Former President Pranab Mukherjee on Monday said a numerical majority in the elections only gives a political party the right to form a “stable government” and not a “majoritarian” one, reported PTI. His comments, made at the second Atal Bihari Vajpayee memorial lecture in New Delhi, come in the backdrop of raging protests against the amended Citizenship Act.

“The mandate is to govern as a majority party with a stable government, but carry others with you,” Mukherjee said, according to Hindustan Times. “That is why we think we can do anything and everything, when we have an overwhelming majority in the legislature. But that should not be the case.”

Mukherjee said “a numerical majority” in elections is only for a stable government. “The lack of popular majority forbids you from a majoritarian government,” he said. “That is the message and essence of our parliamentary democracy.” The Congress leader added that every time a government has behaved otherwise, the voters have rejected the party in the next election. Mukherjee said that the electorate has the ability make a distinction between electoral majorities and majoritarianism.

Mukherjee also pointed out that while the electorate has given an overwhelming mandate to many parties since 1952, not a single one has been elected with over 50% vote share. In the April-May General Elections, the ruling Bharatiya Janata Party had secured 38% votes.

The former president, who was a parliamentarian for four decades, also pitched for increasing the number of Lok Sabha constituencies.

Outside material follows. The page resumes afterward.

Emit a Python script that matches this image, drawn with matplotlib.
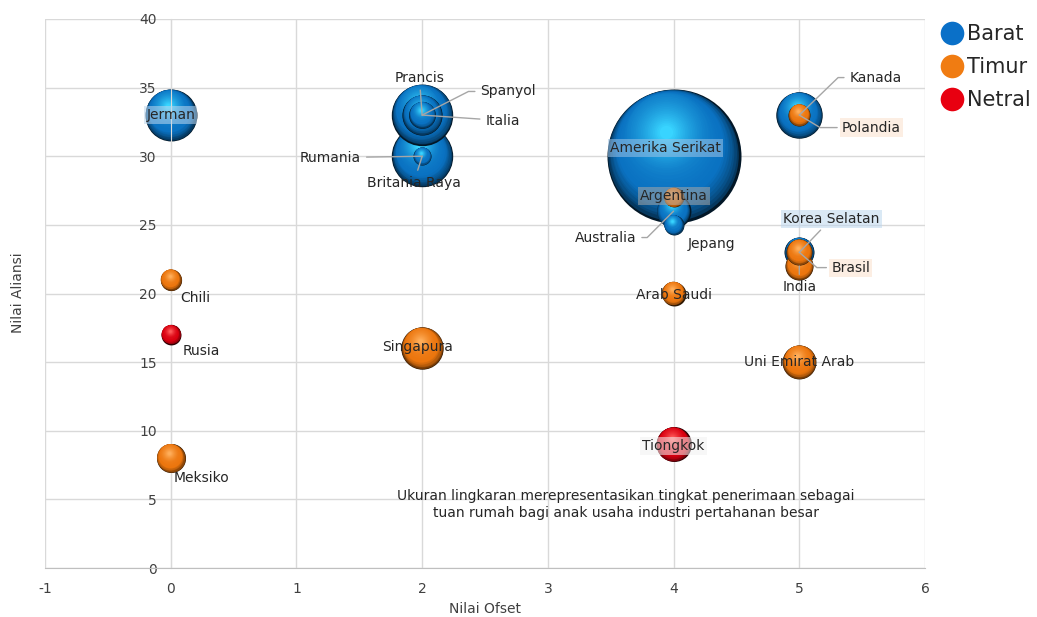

He said there was a “disproportionately large size of the electorate vis-à-vis the number of public representatives”. “It should ideally increase to about 1,000 Lok Sabha MPs with a corresponding rise in the number of MPs in Rajya Sabha and the state legislatures”. Currently, the Lok Sabha has 543 seats.

He said the last time the strength of Lok Sabha was revised was in 1977. It was based on the 1971 census that counted the total population at 55 crore. The population is now more than double that, he pointed out.

He also hailed Vajpayee as a consensus builder who worked with everyone. He called the former prime minister a “visionary” with a good understanding of the country and the people, reported NDTV.

“India and Indians intrinsically cannot digest bigotry and division over a sustained period,” he said. “We are a nation of 12,69,219 square miles, practising seven major religions, speaking 122 languages and 1,600 dialects in their everyday lives... represented by the Constitution of India. Atalji accepted this reality. He shaped his vision for everyone, seeking to take everyone along even though many may not have agreed with his ideological inclinations.”